The UK’s data protection regulator, the Information Commissioner’s Office (ICO), fined South Staffordshire Water’s parent company £963,900 over security failures linked to a cyberattack that exposed the personal data of 633,887 people.
According to the ICO, the South Staffordshire breach began in September 2020 with a phishing email that tricked an employee into opening an attachment, allowing attackers to install malicious software inside the company’s network. The intrusion remained undetected for 20 months.
“The breach was only identified when IT performance issues prompted an internal investigation to begin on July 15, 2022. The company reported a personal data breach to us on July 24, 2022. Then, on July 26, 2022, South Staffordshire discovered a ransom note that the hacker had unsuccessfully attempted to distribute to certain staff members,” the regulator said in a statement.
The company later identified more than 4.1 terabytes of stolen data published on the dark web.
The breached data included names, addresses, email addresses, dates of birth, phone numbers, bank account details, usernames, passwords, and National Insurance numbers. The exposed information also included data tied to customers on the Priority Services Register, from which disabilities could be inferred.
At the time of the attack, South Staffordshire held personal information tied to about 1.85 million customers, including roughly 750,000 current customers and 1.1 million former customers.
The investigation found several security failures, including weak controls that allowed attackers to gain administrator privileges, limited monitoring that covered only 5% of the IT environment, use of unsupported software including Windows Server 2003, and inadequate vulnerability management tied to unpatched systems and missing security scans.
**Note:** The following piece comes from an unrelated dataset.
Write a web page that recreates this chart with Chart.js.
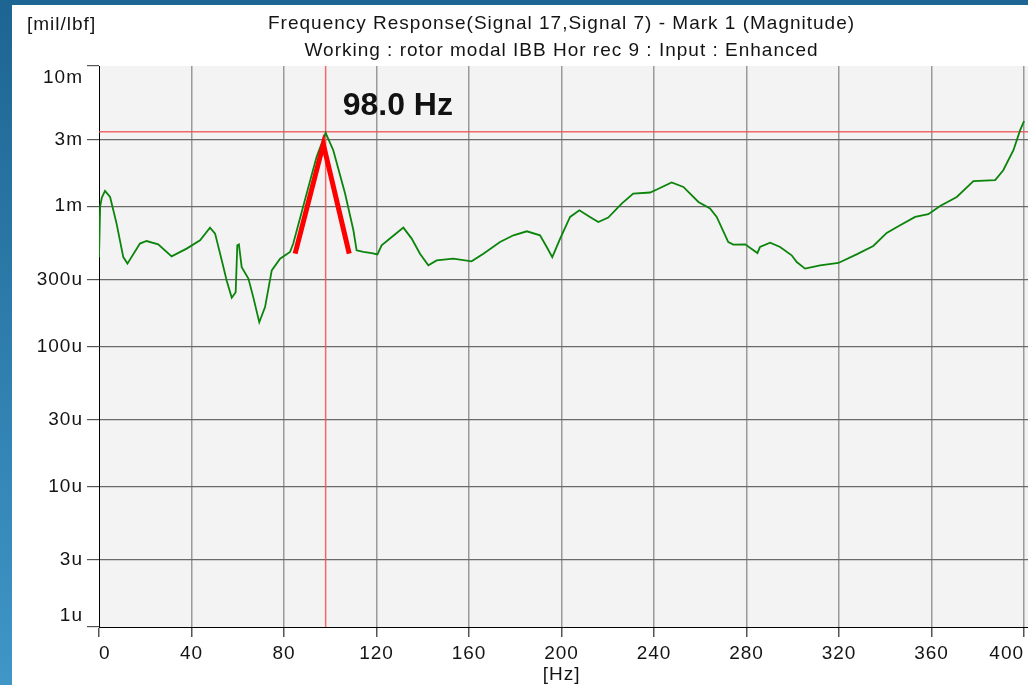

“Customers do not have the choice over which water company serves them — they are required to share their personal information and place their trust in that provider. It is therefore essential that water companies honor that trust by taking their data protection responsibilities seriously,” said Ian Hulme, ICO Interim Executive Director for Regulatory Supervision.
“The steps that South Staffordshire failed to take are established, widely understood and effective controls to protect computer networks. The ICO expects all organizations — and particularly those handling large volumes of personal information as part of critical national infrastructure — to have these in place.
“Waiting for performance issues or a ransom note to discover a breach is not acceptable. Proactive security is a legal requirement, not an optional extra,” added Hulme.
The ICO informed South Staffordshire in December 2025 that it intended to issue a fine, later reducing the penalty by 40% after the company admitted liability early and agreed to settle the case without appeal.